Open MPI logo

Open MPI Development Mailing List Archives

  |   Home   |   Support   |   FAQ   |   all Development mailing list

Subject: [OMPI devel] RFC: revamp of ORTE global structures
From: Ralph Castain (rhc_at_[hidden])
Date: 2014-05-17 11:31:00

WHAT: Revise the global ORTE data structures:
                  * orte_app_context_t
                  * orte_node_t
                  * orte_job_t
                  * orte_proc_t

WHY: The current definitions are rigid and hard to extend. In the past, we have extended
               them by hard-coding new fields into the structures. This has led to issues for
               off-trunk researchers and developers, and caused the structures to balloon in size.

WHEN: This is pretty disruptive and touches a lot of ORTE files, so let's give it a few weeks
                 and set timeout for June 3rd after the telecon


PLEASE test your favorite mpirun options to ensure everything is working correctly. There are quite a few combinations, and I can't possibly guarantee I have hit them all.

More detail:

As noted in the summary, every time we want to add another capability to the system, we frequently wind up adding another dedicated field to the ORTE data structures. For example, we have a number of booleans in the structures, each of which may only be used in a single, uncommon use-case.

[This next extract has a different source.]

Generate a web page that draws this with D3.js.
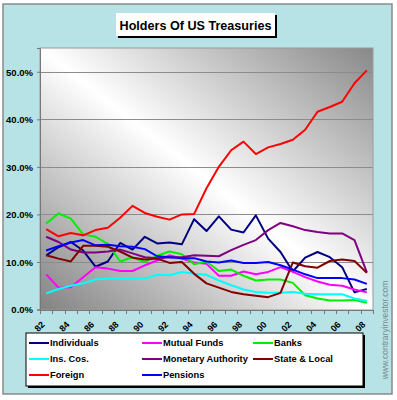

Those wanting to investigate new capabilities, or developers wishing to add something to the system, not only need to add more fields to the structures, but also (a) ensure that the datatype support routines know about them, (b) ensure that the odls packing/unpacking functions know how to handle it, if the capability involves launching processes, and (c) ensure that the nidmap code knows about any new data fields.

All together, it is pretty intimidating and fragile - and adds memory footprint for every feature.

As many of you know, we are about to add a number of new features to the system (e.g., power/freq control, direct cgroup support). After starting to work on these, it became apparent that we would be adding yet another set of rarely used fields to the various structures, further increasing the memory footprint for no good reason. Hence, I undertook a revision of not only the objects, but also how we handle their transmission during launch.

The resulting code can be broken down into two key concepts:

* combining frequently used booleans into a single "flag" field in each structure - the size of the flag varies between the structures according to the number of required booleans. Macros are provided to set/unset/test flags so we can easily revise the system as required (e.g., if we need someday to go to opal_bitmap_t's instead of simple int-like fields).

* adding a list of "attributes" to each structure where infrequently used and/or non-boolean options can be stored. A new "orte_attribute_t" structure is defined that provides a key/value storage mechanism for these lists. In order to conserve memory, the key is an integer instead of a string. Functions for setting and getting attributes are provided. When an attribute is "set", you also specify whether it is to be shared globally (i.e., to be included when packing the associated structure's attribute list), or to be kept local.

Definition of the new flags and attributes are provided in two new files:

* orte/util/attr.h - contains key and structure definitions for attributes, and flag names plus macros

* orte/util/attr.c - contains the attribute support functions

These revisions have allowed me to not only reduce our memory footprint, but also reduce the size of the launch message by removing a lot of duplicated and unnecessary info. The nidmap and odls codes have been revamped accordingly.

Comments and/or suggestions are welcomed.